One interesting and unintended side effect of the Hackystat 8 architecture, in which the system becomes a seamless component of the overall internet information ecosystem via a set of RESTful web services, is a re-examination of my fundamental conceptions of what the system could and should be. In particular, two Web 2.0 concepts: "mashup", and "social network", provide interesting metaphors.

Measurement as Mashup

Hackystat has always embraced the idea of "mashup". From the earliest days, we have pursued the hypothesis that there is a "network effect" in software process and product metrics; that the more orthogonal measures you could gather about a system, the more potential you would gain for insight as you obtained the ability to compare and contrast them. Thus, we created a system that was easily extensible with sensors for different tools that could gather data of different types.

Software Project Telemetry is an early result of our search for ways to obtain meaning within this network effect. In Software Project Telemetry, we created a language that enables users to easily create "measurement mashups" consisting of metrics and their trends over time. The following screen image shows an example mashup, in which we opportunistically discovered a covariance between build failures and code churn over time for a specific project :



Hackystat 8 creates new opportunities for mashups, because we can now integrate this kind of data with other data collection and visualization systems. As one example, we are exploring the use of Twitter as a data collection and communication mechanism. Several members of the Hackystat 8 development group "follow" each other with Twitter and post information about their software development activities (among other things) as a way to increase awareness of project state. Here's a recent screen image show some of our posts:



There are at least two interesting directions for Twitter/Hackystat mashups. Assuming that members of a project team are twitter-enabled, we can provide a Hackystat service that monitors the data being collected from sensors and sends periodic "tweets" that answer the question "What are you doing now?" for individual developers and/or the project as a whole. Going the other direction, we can gather "tweets" as data that we can display on a Simile/Timeline with our metrics values, which provides an interesting approach to integrating qualitative and quantitative data.

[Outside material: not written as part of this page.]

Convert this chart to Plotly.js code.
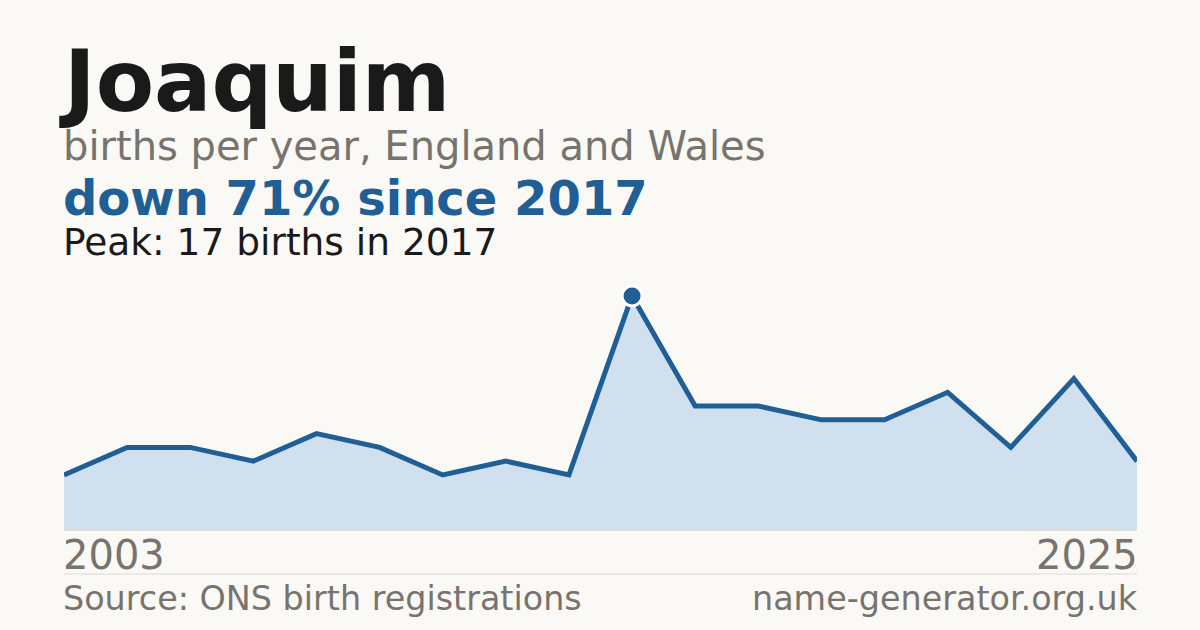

A second form of mashup is the use of internet-enabled ambient devices such as Ambient Orbs or Nabaztag. The idea here is to get away from the use of the browser (or even the monitor) as the sole interface to Hackystat information and analyses. Instead, we could move toward Mark Weiser's vision of calm technology, or ""that which informs but doesn't demand our focus or attention".

The net of all this is that Hackystat is evolving from a kind of "local" capability for mashups represented by software project telemetry to a new "global" capability for mashups in which Hackystat can act as a first class citizen of the internet information infrastructure.

Software development as social network

Google is releasing an API for social networking called OpenSocial. This API essentially enables you to (a) create profiles of users; (b) publish and subscribe to events, and (c) maintain persistent data. You can use Google Gears to maintain data on client computers, and thus create more scalable systems. Google intends this as a way for developers to create third party applications that can run within multiple social networks (MySpace, Orkut), as well as enable users to maintain, transfer, and/or integrate data across these networks.

So. What would Hackystat look like, and what would it do, if it was implemented using OpenSocial?

First, I think that in contrast to the current analysis focus of Hackystat, in which the concept of a "project" as an organizing principle is very important, in an OpenSocial world you might not be so interested in a project-based orientation for analyses. Instead, I think the emphasis would be much more on the individual and their behaviors across, and independent of, projects.

For example, your Hackystat OpenSocial "profile" might include analysis results like: "I worked for three hours hacking Java code yesterday", or "I have a lot of experience with the Java 2D API", or "I use test driven design practices 80% of the time". All of these might be interesting to others in your social network as a representation of what you are doing currently and/or are capable of doing in future. The process/product characteristics of the projects that you work on might be less important in an OpenSocial profile for, I think, two reasons: (a) it is harder to understand the individual's contributions in the context of project-level analyses; and (b) project data might "give away" information that the employer of the developer does not want published.

Which brings me to a second conjecture: issues of data privacy or "sanitization" will become much more important for social network software engineering using a system like OpenSocial. To make the example analyses I listed above, it must be possible to collect detailed data about your activities as a developer (sufficient, for example, to infer TDD behaviors), yet publish them at an abstract enough level that no proprietary information is being revealed. That is a fascinating trade-off that will require a great deal of study and research. The implications are both technical and social.